Let’s be honest here, to most men on most days babies and toddlers are boring. Like most men I am not blessed with the miraculous gift that many women have to find very small children fascinating. (If you are interested, there are actual physiological reasons for this, see Louann Brizendine’s The Female Brain for the science.) It isn’t that you don’t love your children in a way that you never could have imagined before you had them, you love them deeply; children fill a hole in your life that you never even knew that you had. It is just seeing the innate beauty of their growth and letting their sense of wonder rub off on you is far from easy. Taking care of a child all day can grind you down.
There was an article on Narrative.ly a little over a year ago entitled “The Soul-Crushing Reality of Being a Stay at Home Dad” that I have always meant to respond to in which a man writes about the boredom and depression he feels as a SAHD. It captures the demons I grapple with on days like this perfectly. But at the same time the article repulses me, because the author wallows in these feelings. He chooses to feed is feelings of bitterness, loneliness, and dejection. He “loses himself” and becomes a sad shadow of who he was. The majority of the piece is an ungrateful and self-indulgent lament of a man who feels beatified for playing the victim.
Letting yourself fall into this kind of depression not only will make you miserable, it will make your child miserable, too.

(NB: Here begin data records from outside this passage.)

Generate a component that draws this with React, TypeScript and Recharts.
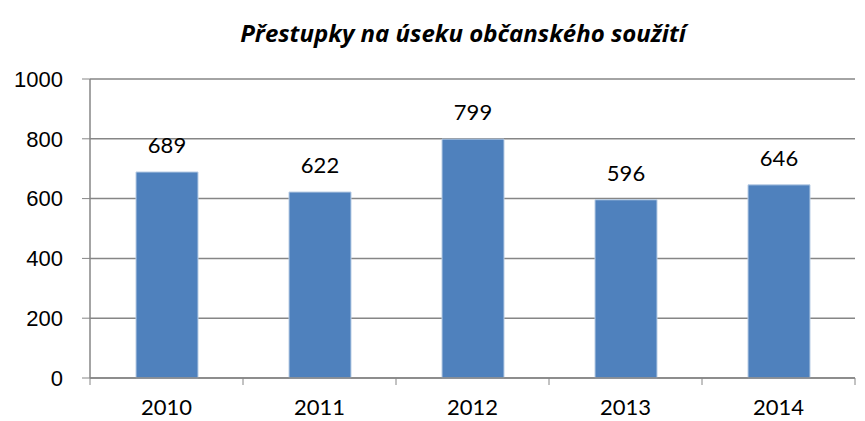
import React from 'react';
import { BarChart, Bar, XAxis, YAxis, CartesianGrid, LabelList } from 'recharts';

const years = ['2010', '2011', '2012', '2013', '2014'];
const offences = [689, 622, 799, 596, 646];
const yTicks = [0, 200, 400, 600, 800, 1000];

const chartData = years.map((year, i) => ({ year, value: offences[i] }));

const AXIS_COLOR = '#868686';
const BAND = 153;

// x-axis ticks sit between categories, like in Excel
const XTick = ({ x, y, payload, index }: any) => {
  const half = BAND / 2;
  return (
    <g>
      <line x1={x - half} x2={x - half} y1={y - 8} y2={y - 1} stroke={AXIS_COLOR} />
      {index === years.length - 1 && (
        <line x1={x + half} x2={x + half} y1={y - 8} y2={y - 1} stroke={AXIS_COLOR} />
      )}
      <text x={x} y={y + 29} textAnchor="middle" fill="#000" fontSize={22} fontFamily="Lato, 'Open Sans', sans-serif">
        {payload.value}
      </text>
    </g>
  );
};

export default function App() {
  return (
    <div style={{ position: 'absolute', left: 0, top: 0, width: 865, height: 421, background: '#fff' }}>
      <div
        style={{
          position: 'absolute',
          left: 0,
          width: 926,
          top: 16,
          textAlign: 'center',
          fontFamily: "'Open Sans', 'Noto Sans', sans-serif",
          fontWeight: 700,
          fontStyle: 'italic',
          fontSize: 24,
          lineHeight: '34px',
          color: '#000',
        }}
      >
        Přestupky na úseku občanského soužití
      </div>
      <BarChart
        width={865}
        height={421}
        data={chartData}
        margin={{ top: 79, right: 10, bottom: 0, left: 0 }}
        barSize={62}
      >
        <CartesianGrid vertical={false} stroke={AXIS_COLOR} strokeWidth={1.5} />
        <XAxis
          dataKey="year"
          axisLine={{ stroke: AXIS_COLOR, strokeWidth: 1.5 }}
          tickLine={false}
          tick={<XTick />}
          interval={0}
          height={43}
        />
        <YAxis
          width={90}
          domain={[0, 1000]}
          ticks={yTicks}
          interval={0}
          axisLine={{ stroke: AXIS_COLOR, strokeWidth: 1.5 }}
          tickLine={{ stroke: AXIS_COLOR }}
          tickSize={8}
          tickMargin={19}
          tick={{ fill: '#000', fontSize: 22, fontFamily: "'Liberation Sans', Arial, sans-serif" }}
        />
        <Bar dataKey="value" fill="#4F81BD" stroke="#B9CDE5" strokeWidth={1} isAnimationActive={false}>
          <LabelList
            dataKey="value"
            position="top"
            offset={19}
            fill="#000"
            fontSize={22}
            fontFamily="Lato, 'Open Sans', sans-serif"
          />
        </Bar>
      </BarChart>
    </div>
  );
}
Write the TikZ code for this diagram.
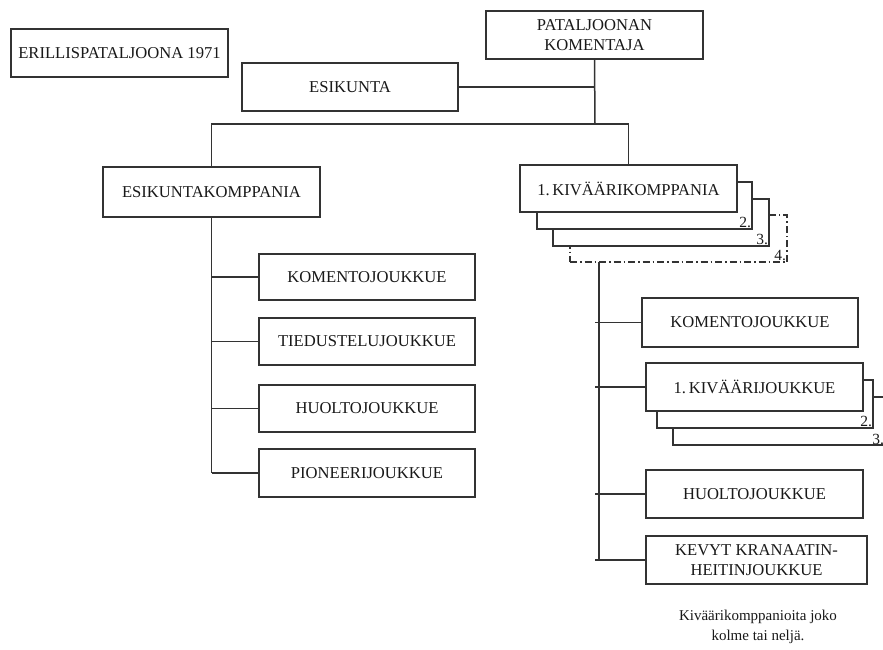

In that sense, it is a supreme dereliction of your duty as a child. If you want to be a good parent, you have to start by taking care of yourself so that you can bring your best self into the nursery.
That starts by learning to be a master of your feelings: you don’t have to hang on to the negative feelings. It doesn’t matter how stormy your toddler is: you have a choice to focus on the happy moments – and strive to create them.
And it means doing what it takes to hold on to your sense of self: If you want to remain healthy, attractive, and sane, you can’t be just a stay-at-home-parent; you need to have hobbies, a business on the side (or two, or three), a part-time job, or something. Even if it means missing a little sleep and cramming as much as you can into you kid’s 90-minute naps as possible. Otherwise, this role will eat you.
Most importantly though, it means taking the most incredible opportunity that your child offers you to be a better human being. To answer the question very child poses to a thinking man the moment that they are born:
What do I want to teach my child about being a good person? What are the qualities I want to teach them to value?
Because here is the real trick: if you want to teach your children to be a thing, you have to exemplify it yourself.
Personally, I want to teach my son to be Honest both to others and to himself. I want to teach him to be a Reasoning person. And I want to teach him to live with Integrity. I want to teach him Self-Mastery,
If I want him to embrace those qualities, I have to live them myself. I have to be straightforward and honest. I have to hone my mind and use it. I have to make sure my deeds always reflect my words, and that my words always reflect my values. If I find myself unable to act on my values, then I have to reexamine them. I have to work on controlling my feelings so that they serve me rather than being a slave to them.
For each of those qualities I have to put my money where my mouth is. I have to say what I think when it might cost me, just not when it is easy to do so. And when I am feeling hurt and reject, I have to confront those feelings and put them aside…
…To take the time to wonder at my son and feel gratitude for my wife for giving me the opportunity to guide him into being a good man from the start.
…And to try and make tomorrow one of my better days.